Tip #3 – Save, save, save
With your budget you should know exactly how much money you can save each month and how much spending money you have. Do it – and if you reach your spending limit, then don’t buy that new app, or go to that dance club. It is as simple as that.
Tip #4 – Eliminate debt
From student loans, to house payments and credit cards – paying this debt down is the only way you’re going to retire early. When you’re paying credit cards, mortgages and student loans, interest is adding up, keeping you in debt.
To be effective in eliminating debt, make a list of the smallest to the largest bills you have, and pay them off, small to large. Once you get the smaller ones paid, the biggest ones can come down a lot easier.
Tip #5 – Live inexpensively
Find the cheapest place, and drive the least expensive car you can bear. Don’t worry, when you get older you can find something nicer, but for now, you are in save mode and living within your means.
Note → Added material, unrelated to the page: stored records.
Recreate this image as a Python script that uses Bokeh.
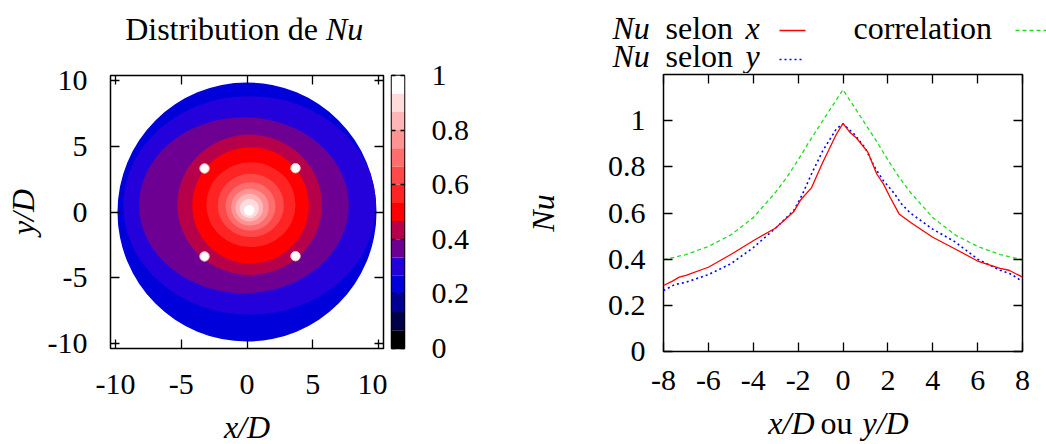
from bokeh.plotting import figure
from bokeh.layouts import row, column
from bokeh.models import (Range1d, LinearAxis, FixedTicker, NumeralTickFormatter,
                          ColumnDataSource)
from bokeh.core.properties import value
from bokeh.embed import file_html
from bokeh.resources import INLINE

FONT = "Liberation Serif"
NUM_SIZE = "30px"
TXT_SIZE = "32px"
MID_TO_BASE = 10.8   # distance from text-box middle to alphabetic baseline (32px)

# ---------------- data ----------------
# 15-step colour palette of the Nu map (0 -> 1)
nu_palette = ["#000000", "#000049", "#000092", "#0000da", "#2400da", "#6d0092", "#b60049",
              "#ff0000", "#ff2424", "#ff4949", "#ff6d6d", "#ff9292", "#ffb6b6", "#ffdbdb", "#ffffff"]
cb_ticks = [0, 0.2, 0.4, 0.6, 0.8, 1]

# contour regions of the map (palette level, centre, half extents in x/D, y/D)
band_level = [3, 4, 5, 6, 7, 8, 9, 10, 11, 12, 13, 14]
band_cx = [0.0, 0.2, -0.23, 0.2, 0.27, 0.3, 0.29, 0.27, 0.23, 0.18, 0.18, 0.17]
band_cy = [0.0, 0.5, 0.52, 0.55, 0.5, 0.56, 0.5, 0.43, 0.37, 0.33, 0.27, 0.14]
band_rx = [9.85, 9.6, 7.97, 5.5, 4.43, 3.39, 2.51, 1.9, 1.43, 1.05, 0.73, 0.4]
band_ry = [9.85, 8.3, 6.69, 5.34, 4.43, 3.23, 2.41, 1.84, 1.40, 1.05, 0.74, 0.4]

# the four holes
hole_x = [-3.23, 3.69, -3.23, 3.69]
hole_y = [3.31, 3.33, -3.38, -3.36]

map_ticks = [-10, -5, 0, 5, 10]

# profiles
x_pos = [-8, -7.6, -7.3, -7, -6, -5, -4, -3, -2.2, -1.9, -1.4, -0.9, -0.3, 0, 0.3, 0.6,
         1.1, 1.5, 1.8, 2.1, 2.5, 3, 4, 5, 6, 7, 7.4, 8]
nu_x = [0.286, 0.305, 0.322, 0.33, 0.365, 0.42, 0.48, 0.535, 0.605, 0.655, 0.71, 0.82, 0.94,
        0.988, 0.95, 0.925, 0.865, 0.77, 0.726, 0.668, 0.596, 0.56, 0.495, 0.444, 0.392, 0.36,
        0.352, 0.322]

y_pos = [-8, -7.5, -7, -6, -5, -4, -3, -2.2, -2, -1.8, -1.4, -0.9, -0.3, 0, 0.5, 1, 1.4, 1.8,
         2.3, 2.6, 3, 4, 5, 6, 7, 7.5, 8]
nu_y = [0.264, 0.29, 0.3, 0.333, 0.38, 0.45, 0.535, 0.61, 0.645, 0.683, 0.77, 0.87, 0.964,
        0.986, 0.942, 0.88, 0.8, 0.74, 0.683, 0.64, 0.6, 0.53, 0.475, 0.4, 0.352, 0.335, 0.303]

corr_pos = [-8, -7, -6, -5, -4, -3, -2.5, -2, -1.5, -1, -0.5, 0, 0.5, 1, 1.5, 2, 2.5, 3,
            4, 5, 6, 7, 8]
nu_corr = [0.397, 0.42, 0.455, 0.505, 0.58, 0.69, 0.755, 0.83, 0.91, 0.985, 1.06, 1.134,
           1.06, 0.985, 0.91, 0.83, 0.755, 0.69, 0.58, 0.505, 0.455, 0.42, 0.397]

prof_xticks = [-8, -6, -4, -2, 0, 2, 4, 6, 8]
prof_yticks = [0, 0.2, 0.4, 0.6, 0.8, 1]

RED, GREEN, BLUE = "#ff0000", "#22dd22", "#0000ff"


def style_axis(ax, ticks, labels=True, standoff=10, fmt="0"):
    ax.ticker = FixedTicker(ticks=ticks)
    ax.formatter = NumeralTickFormatter(format=fmt)
    ax.axis_line_color = None
    ax.major_tick_in = 9
    ax.major_tick_out = 0
    ax.major_tick_line_color = "black"
    ax.major_tick_line_width = 1.3
    ax.minor_tick_line_color = None
    ax.major_label_text_font = FONT
    if labels:
        ax.major_label_text_color = "black"
        ax.major_label_text_font_size = NUM_SIZE
        ax.major_label_standoff = standoff
    else:
        ax.major_label_text_color = None
        ax.major_label_text_font_size = "0px"
        ax.major_label_standoff = 0
    ax.axis_label_text_font = FONT
    ax.axis_label_text_font_size = TXT_SIZE
    ax.axis_label_text_font_style = "italic"
    ax.axis_label_text_color = "black"


def boxed(p):
    p.grid.visible = False
    p.outline_line_color = "black"
    p.outline_line_width = 1.5
    p.background_fill_color = "white"
    p.border_fill_color = "white"


def strip(w, h):
    s = figure(width=w, height=h, x_range=Range1d(0, w), y_range=Range1d(h, 0), title=None,
               x_axis_type=None, y_axis_type=None, min_border=0, frame_align=False,
               output_backend="svg", toolbar_location=None)
    s.grid.visible = False
    s.outline_line_color = None
    s.background_fill_color = "white"
    s.border_fill_color = "white"
    return s


def words(s, xs, baselines, texts, align="left", italic=False):
    s.text(x=xs, y=[b - MID_TO_BASE for b in baselines], text=texts, text_font=value(FONT),
           text_font_size=TXT_SIZE, text_font_style="italic" if italic else "normal",
           text_align=align, text_baseline="middle", text_color="black")


# ---------------- left: map ----------------
lim = 10.38
p1 = figure(width=387, height=360, x_range=Range1d(-lim, lim), y_range=Range1d(-lim, lim),
            output_backend="svg", toolbar_location=None, frame_align=False,
            min_border_left=110, min_border_right=4, min_border_top=27, min_border_bottom=60)
boxed(p1)

band_src = ColumnDataSource(dict(
    x=band_cx, y=band_cy,
    w=[2 * r for r in band_rx], h=[2 * r for r in band_ry],
    c=[nu_palette[k] for k in band_level]))
p1.ellipse(x="x", y="y", width="w", height="h", fill_color="c", line_color=None, source=band_src)
p1.circle(x=hole_x, y=hole_y, radius=0.36, fill_color="white", line_color="#ffb8b8", line_width=1)

style_axis(p1.xaxis[0], map_ticks, standoff=26)
style_axis(p1.yaxis[0], map_ticks, standoff=23)
p1.yaxis[0].axis_label = "y/D"
p1.yaxis[0].axis_label_standoff = 4
for loc in ("above", "right"):
    ax = LinearAxis()
    style_axis(ax, map_ticks, labels=False)
    p1.add_layout(ax, loc)

# ---------------- colour bar ----------------
n_lev = len(nu_palette)
cbar = figure(width=113, height=360, x_range=Range1d(0, 1), y_range=Range1d(0, 1),
              x_axis_type=None, y_axis_location="right", frame_align=False,
              output_backend="svg", toolbar_location=None,
              min_border_left=4, min_border_right=96, min_border_top=27, min_border_bottom=60)
boxed(cbar)
cbar.quad(left=0, right=1, bottom=[k / n_lev for k in range(n_lev)],
          top=[(k + 1) / n_lev for k in range(n_lev)], fill_color=nu_palette, line_color=None)
style_axis(cbar.yaxis[0], cb_ticks, standoff=27, fmt="0.[0]")
cbar.yaxis[0].major_tick_in = 4
cb_left = LinearAxis()
style_axis(cb_left, cb_ticks, labels=False)
cb_left.major_tick_in = 4
cbar.add_layout(cb_left, "left")

title_strip = strip(500, 48)
words(title_strip, [317.5], [39.5], ["Distribution de"], align="right")
words(title_strip, [325.5], [39.5], ["Nu"], italic=True)

left_xlabel = strip(500, 36)
words(left_xlabel, [246.5], [29], ["x/D"], align="center", italic=True)

# ---------------- right: profiles ----------------
p2 = figure(width=546, height=331, x_range=Range1d(-8, 8), y_range=Range1d(0, 1.2),
            output_backend="svg", toolbar_location=None, frame_align=False,
            min_border_left=163, min_border_right=24, min_border_top=1, min_border_bottom=53)
boxed(p2)
p2.line(corr_pos, nu_corr, line_color=GREEN, line_width=1.3, line_dash="4 3")
p2.line(y_pos, nu_y, line_color=BLUE, line_width=1.6, line_dash="2 3")
p2.line(x_pos, nu_x, line_color=RED, line_width=1.3)

style_axis(p2.xaxis[0], prof_xticks, standoff=19)
style_axis(p2.yaxis[0], prof_yticks, standoff=18, fmt="0.[0]")
p2.yaxis[0].axis_label = "Nu"
p2.yaxis[0].axis_label_standoff = 44
ax = LinearAxis()
style_axis(ax, prof_xticks, labels=False)
p2.add_layout(ax, "above")
ax = LinearAxis()
style_axis(ax, prof_yticks, labels=False)
p2.add_layout(ax, "right")

# legend strip
legend_strip = strip(546, 73)
words(legend_strip, [112, 112], [38, 66], ["Nu", "Nu"], italic=True)
words(legend_strip, [165, 165, 353], [38, 66, 38], ["selon", "selon", "correlation"])
words(legend_strip, [245, 245], [38, 66], ["x", "y"], italic=True)
legend_strip.line([279, 305], [30, 30], line_color=RED, line_width=1.3)
legend_strip.line([515, 546], [30, 30], line_color=GREEN, line_width=1.3, line_dash="4 3")
legend_strip.line([279, 302], [59, 59], line_color=BLUE, line_width=1.6, line_dash="2 3")

# x-axis label strip
xlabel_strip = strip(546, 40)
words(xlabel_strip, [314], [29], ["x/D"], align="right", italic=True)
words(xlabel_strip, [336], [29], ["ou"], align="center")
words(xlabel_strip, [362], [29], ["y/D"], italic=True)

layout = row(column(title_strip, row(p1, cbar), left_xlabel),
             column(legend_strip, p2, xlabel_strip))
open("out.html", "w").write(file_html(layout, INLINE))
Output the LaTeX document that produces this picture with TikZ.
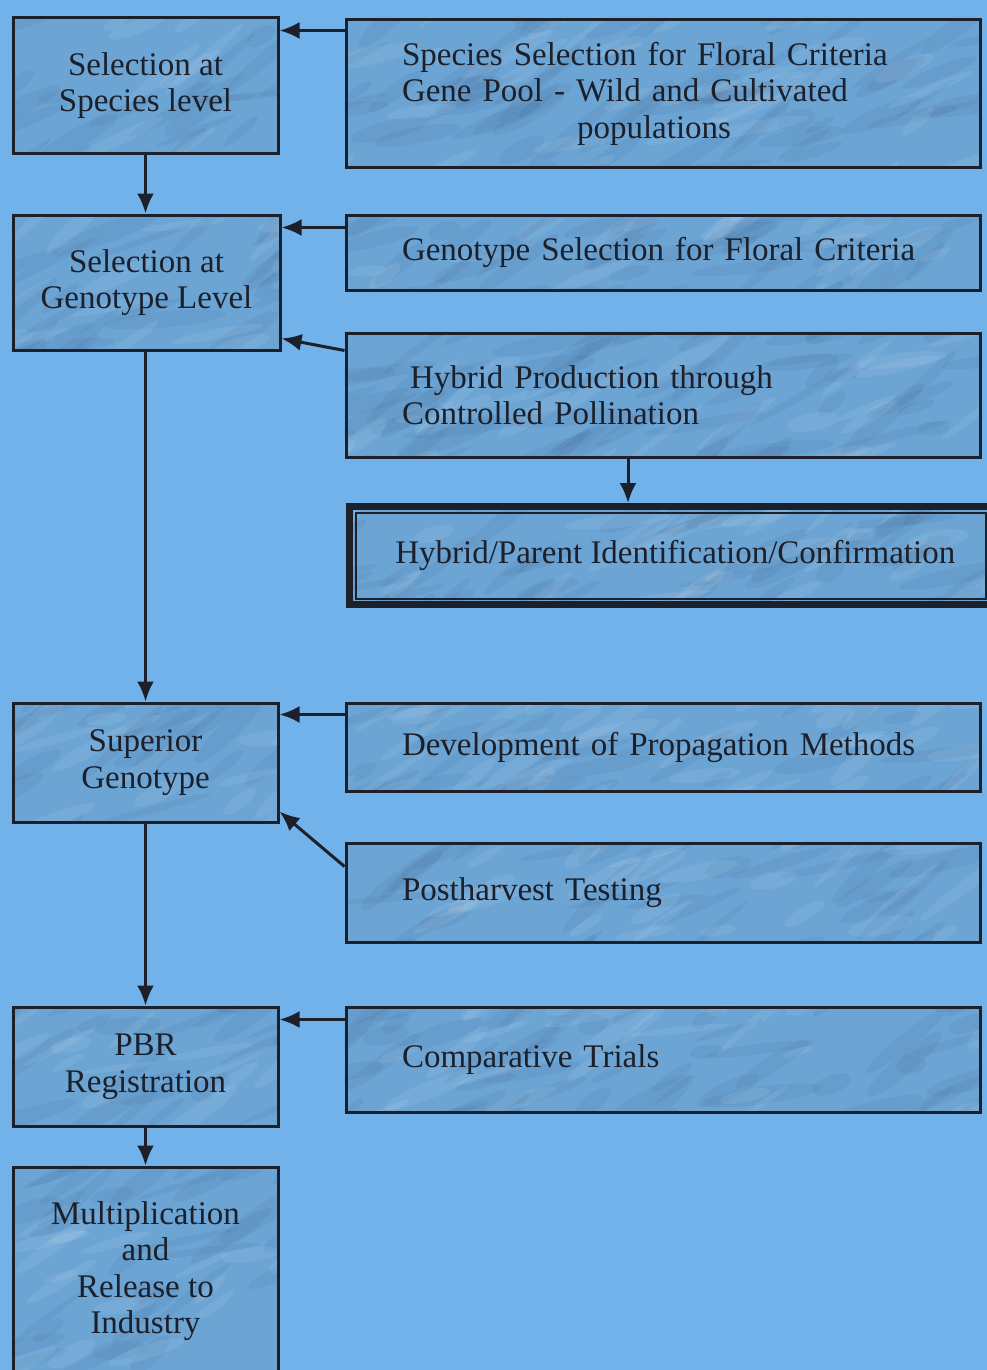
\documentclass[tikz,border=0pt]{standalone}
\usepackage{fontspec}
\setmainfont{Liberation Serif}
\newfontfamily\boxface{Liberation Serif}
\usetikzlibrary{arrows.meta}
\definecolor{bgblue}{RGB}{113,178,234}
\definecolor{boxblue}{RGB}{108,164,212}
\definecolor{marbledark}{RGB}{40,70,110}
\definecolor{inkdark}{RGB}{28,32,42}
\pgfdeclarelayer{background}
\pgfsetlayers{background,main}
\tikzset{
  basebox/.style={draw=inkdark, line width=3pt, rectangle, text=inkdark,
    font=\boxface\fontsize{33}{36.5}\selectfont},
  leftbox/.style={basebox, minimum width=265pt, align=center, inner sep=4pt},
  rightbox/.style={basebox, minimum width=634pt, text width=522pt, inner xsep=56pt,
    align=left},
  arr/.style={draw=inkdark, line width=3pt, -{Latex[length=20pt,width=17pt]}},
}
\begin{document}
\begin{tikzpicture}[x=1pt,y=-1pt]
\useasboundingbox (0,0) rectangle (987,1370);

% left column: main stages
\node[leftbox, minimum height=135pt] (lA) at (145.5,85.5) {Selection at\\Species level};
\node[leftbox, minimum width=267pt, minimum height=135pt] (lB) at (146.5,282.5) {Selection at\\Genotype Level};
\node[leftbox, minimum height=119pt] (lC) at (145.5,762.5) {Superior\\Genotype};
\node[leftbox, minimum height=119pt] (lD) at (145.5,1066.5) {PBR\\Registration};
\node[leftbox, minimum height=208pt] (lE) at (145.5,1271) {Multiplication\\and\\Release to\\Industry};

% right column: supporting activities
\node[rightbox, minimum height=147pt] (rA) at (663,93.5)
  {Species Selection for Floral Criteria\\Gene Pool - Wild and Cultivated\\\hspace*{175pt}populations};
\node[rightbox, minimum height=75pt] (rB) at (663,252.5) {Genotype Selection for Floral Criteria};
\node[rightbox, minimum height=124pt] (rC) at (663,395)
  {\hspace*{8pt}Hybrid Production through\\Controlled Pollination};
\node[rightbox, minimum height=88pt] (rD) at (663,747) {Development of Propagation Methods};
\node[rightbox, minimum height=99pt] (rE) at (663,892.5) {Postharvest Testing};
\node[rightbox, minimum height=105pt] (rF) at (663,1059.5) {Comparative Trials};

% double-framed identification box
\node[basebox, line width=7pt, minimum width=645.5pt, minimum height=98pt, inner sep=0pt] (hyb)
  at (672.25,555.5) {};
\draw[draw=inkdark, line width=2.2pt] ([shift={(10pt,-10pt)}]hyb.north west)
  rectangle ([shift={(-12pt,9pt)}]hyb.south east);
\node[text=inkdark, font=\boxface\fontsize{33}{36.5}\selectfont, inner sep=0pt] (hybtxt)
  at ([xshift=3pt]hyb.center) {Hybrid/Parent Identification/Confirmation};

% connectors
\draw[arr] ([yshift=-12pt]rA.north west) -- ([yshift=-14pt]lA.north east);
\draw[arr] (lA.south) -- (lA.south |- lB.north);
\draw[arr] ([yshift=-14pt]rB.north west) -- ([yshift=-14pt]lB.north east);
\draw[arr] ([yshift=-19pt]rC.north west) -- ([yshift=13pt]lB.south east);
\draw[arr] ([xshift=-35pt]rC.south) -- ([xshift=-35pt]rC.south |- hyb.north);
\draw[arr] (lB.south -| lC.north) -- (lC.north);
\draw[arr] ([yshift=-13pt]rD.north west) -- ([yshift=-13pt]lC.north east);
\draw[arr] ([yshift=-25pt]rE.north west) -- ([yshift=12pt]lC.south east);
\draw[arr] (lC.south) -- (lD.north);
\draw[arr] ([yshift=-14pt]rF.north west) -- ([yshift=-14pt]lD.north east);
\draw[arr] (lD.south) -- (lE.north);

% page colour, box fills and marbled texture
\begin{pgfonlayer}{background}
  \fill[bgblue] (0,0) rectangle (987,1370);
  \foreach \n in {lA,lB,lC,lD,lE,rA,rB,rC,rD,rE,rF,hyb}
    \fill[boxblue] (\n.north west) rectangle (\n.south east);
  \begin{scope}
    \clip (lA.north west) rectangle (lA.south east)
          (lB.north west) rectangle (lB.south east)
          (lC.north west) rectangle (lC.south east)
          (lD.north west) rectangle (lD.south east)
          (lE.north west) rectangle (lE.south east)
          (rA.north west) rectangle (rA.south east)
          (rB.north west) rectangle (rB.south east)
          (rC.north west) rectangle (rC.south east)
          (rD.north west) rectangle (rD.south east)
          (rE.north west) rectangle (rE.south east)
          (rF.north west) rectangle (rF.south east)
          (hyb.north west) rectangle (hyb.south east);
    \pgfmathsetseed{7}
    \foreach \i in {1,...,700}{
      \pgfmathsetmacro\px{rnd*987}
      \pgfmathsetmacro\py{rnd*1370}
      \pgfmathsetmacro\pa{5+rnd*40}
      \pgfmathsetmacro\pl{15+rnd*50}
      \pgfmathsetmacro\pw{3+rnd*7}
      \fill[marbledark, opacity=0.07, rotate around={\pa:(\px,\py)}]
        (\px,\py) ellipse ({\pl} and {\pw});
    }
    \foreach \i in {1,...,450}{
      \pgfmathsetmacro\px{rnd*987}
      \pgfmathsetmacro\py{rnd*1370}
      \pgfmathsetmacro\pa{5+rnd*40}
      \pgfmathsetmacro\pl{15+rnd*40}
      \pgfmathsetmacro\pw{3+rnd*6}
      \fill[white, opacity=0.08, rotate around={\pa:(\px,\py)}]
        (\px,\py) ellipse ({\pl} and {\pw});
    }
  \end{scope}
\end{pgfonlayer}
\end{tikzpicture}
\end{document}
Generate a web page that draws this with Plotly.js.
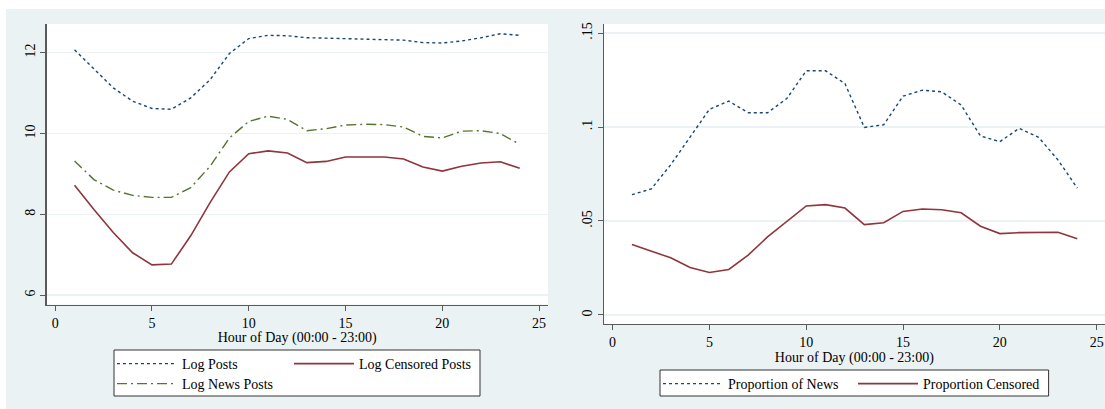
<!DOCTYPE html>
<html>
<head>
<meta charset="utf-8">
<script src="https://cdn.plot.ly/plotly-3.0.1.min.js"></script>
<style>html,body{margin:0;padding:0;background:#fff;}#chart{width:1105px;height:409px;}</style>
</head>
<body>
<div id="chart"></div>
<script>
// ---- data ----
const hours = [1,2,3,4,5,6,7,8,9,10,11,12,13,14,15,16,17,18,19,20,21,22,23,24];
const logPosts = [12.07,11.60,11.13,10.80,10.62,10.60,10.88,11.33,11.98,12.35,12.43,12.42,12.37,12.36,12.35,12.34,12.33,12.31,12.25,12.24,12.29,12.37,12.47,12.43];
const logNewsPosts = [9.32,8.86,8.60,8.47,8.42,8.42,8.66,9.19,9.89,10.30,10.43,10.35,10.07,10.12,10.21,10.23,10.22,10.16,9.93,9.89,10.06,10.07,10.00,9.73];
const logCensoredPosts = [8.72,8.12,7.55,7.05,6.75,6.77,7.47,8.29,9.05,9.50,9.57,9.52,9.28,9.31,9.42,9.42,9.42,9.37,9.17,9.07,9.19,9.27,9.30,9.14];
const propNews = [0.0640,0.0671,0.0799,0.0949,0.1094,0.1138,0.1076,0.1076,0.1152,0.1299,0.1299,0.1231,0.0998,0.1012,0.1164,0.1196,0.1187,0.1117,0.0952,0.0922,0.0993,0.0945,0.0825,0.0675];
const propCensored = [0.0375,0.0339,0.0304,0.0253,0.0226,0.0242,0.0318,0.0415,0.0500,0.0580,0.0587,0.0569,0.0481,0.0491,0.0551,0.0564,0.0560,0.0544,0.0472,0.0433,0.0438,0.0440,0.0440,0.0405];
const xTicks = [0,5,10,15,20,25];
const leftYTicks = [6,8,10,12];
const rightYTicks = [0,0.05,0.1,0.15];
const rightYTickText = ['0','.05','.1','.15'];
const xTitle = 'Hour of Day (00:00 - 23:00)';

// ---- style ----
const W = 1105, H = 409;
const NAVY = '#1a476f', MAROON = '#90353b', GREEN = '#55752f';
const BG = '#eaf2f3';
const FONT = {family: 'Liberation Serif, Times New Roman, serif', size: 14, color: '#000'};
const px = v => v / W;
const py = v => 1 - v / H;

const traces = [
  {x: hours, y: logPosts, name: 'Log Posts', mode: 'lines', xaxis: 'x', yaxis: 'y', legend: 'legend',
   line: {color: NAVY, width: 1.4, dash: '3px,3px'}},
  {x: hours, y: logCensoredPosts, name: 'Log Censored Posts', mode: 'lines', xaxis: 'x', yaxis: 'y', legend: 'legend2',
   line: {color: MAROON, width: 1.6}},
  {x: hours, y: logNewsPosts, name: 'Log News Posts', mode: 'lines', xaxis: 'x', yaxis: 'y', legend: 'legend3',
   line: {color: GREEN, width: 1.4, dash: '10px,4px,2px,4px'}},
  {x: hours, y: propNews, name: 'Proportion of News', mode: 'lines', xaxis: 'x2', yaxis: 'y2', legend: 'legend4',
   line: {color: NAVY, width: 1.4, dash: '3px,3px'}},
  {x: hours, y: propCensored, name: 'Proportion Censored', mode: 'lines', xaxis: 'x2', yaxis: 'y2', legend: 'legend5',
   line: {color: MAROON, width: 1.6}}
];

const axisCommon = {
  showline: true, linecolor: '#5a5a5a', linewidth: 1.2,
  ticks: 'outside', ticklen: 5, tickwidth: 1, tickcolor: '#5a5a5a',
  zeroline: false, tickfont: FONT, fixedrange: true
};
const xCommon = Object.assign({}, axisCommon, {
  tickmode: 'array', tickvals: xTicks, showgrid: false,
  title: {text: xTitle, font: FONT, standoff: 0}
});

function leg(x, y) {
  return {x: px(x), y: py(y), xanchor: 'left', yanchor: 'middle', orientation: 'v',
          bgcolor: 'rgba(0,0,0,0)', borderwidth: 0, font: FONT, itemwidth: 60,
          tracegroupgap: 0, itemclick: false, itemdoubleclick: false};
}

const layout = {
  width: W, height: H,
  margin: {l: 0, r: 0, t: 0, b: 0, pad: 0},
  paper_bgcolor: BG, plot_bgcolor: '#ffffff',
  font: FONT,
  showlegend: true,
  xaxis: Object.assign({}, xCommon, {domain: [px(46.5), px(548)], range: [-0.45, 25.46], anchor: 'y'}),
  yaxis: Object.assign({}, axisCommon, {domain: [py(304.5), py(24)], range: [5.77, 12.71], anchor: 'x',
    tickmode: 'array', tickvals: leftYTicks, tickangle: -90,
    showgrid: true, gridcolor: BG, gridwidth: 1.5}),
  xaxis2: Object.assign({}, xCommon, {domain: [px(603.7), 1], range: [-0.46, 25.43], anchor: 'y2'}),
  yaxis2: Object.assign({}, axisCommon, {domain: [py(324), py(24)], range: [-0.0048, 0.1548], anchor: 'x2',
    tickmode: 'array', tickvals: rightYTicks, ticktext: rightYTickText, tickangle: -90,
    showgrid: true, gridcolor: BG, gridwidth: 1.5}),
  legend: leg(112, 364),
  legend2: leg(289, 364),
  legend3: leg(112, 384),
  legend4: leg(658, 384),
  legend5: leg(853, 384),
  shapes: [
    // outer white frame strips
    {type: 'rect', xref: 'paper', yref: 'paper', x0: 0, x1: px(6), y0: 0, y1: 1, fillcolor: '#fff', line: {width: 0}, layer: 'below'},
    {type: 'rect', xref: 'paper', yref: 'paper', x0: 0, x1: 1, y0: py(9), y1: 1, fillcolor: '#fff', line: {width: 0}, layer: 'below'},
    // legend boxes
    {type: 'rect', xref: 'paper', yref: 'paper', x0: px(114), x1: px(480), y0: py(396), y1: py(350),
     fillcolor: '#fff', line: {color: '#333', width: 1}, layer: 'above'},
    {type: 'rect', xref: 'paper', yref: 'paper', x0: px(660), x1: px(1048.6), y0: py(396), y1: py(370),
     fillcolor: '#fff', line: {color: '#333', width: 1}, layer: 'above'}
  ]
};

Plotly.newPlot('chart', traces, layout, {staticPlot: true, displayModeBar: false});
</script>
</body>
</html>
You’re not racking up credit cards on fancy clothes and shoes, and you’re only spending money on a weekly or monthly outing.
Tip #6 – Emergency fund
This is the single most important plan. If something were to happen to your vehicle, your job or you get hurt, an emergency fund can save you thousands in the long run. If you have a problem and use your credit card, you’ll be paying for it for years with interest included.
An emergency fund that is designed for the kinds of emergencies you might expect could save a ton in credit card interest, and a bill that could take years to pay off.
Tip #7 – Start a retirement account
A great reason to start a retirement account is ‘compound interest’ which can really rack up the savings. For example, if you were to save $400 per month, between the age of twenty-five and sixty-five – with an interest of 8% on your savings, you could end up being a millionaire by sixty-five years of age, or sooner.
Make sure you talk to an experienced financial planner first. There are a lot of accounts and inside information you’ll need to know before investing.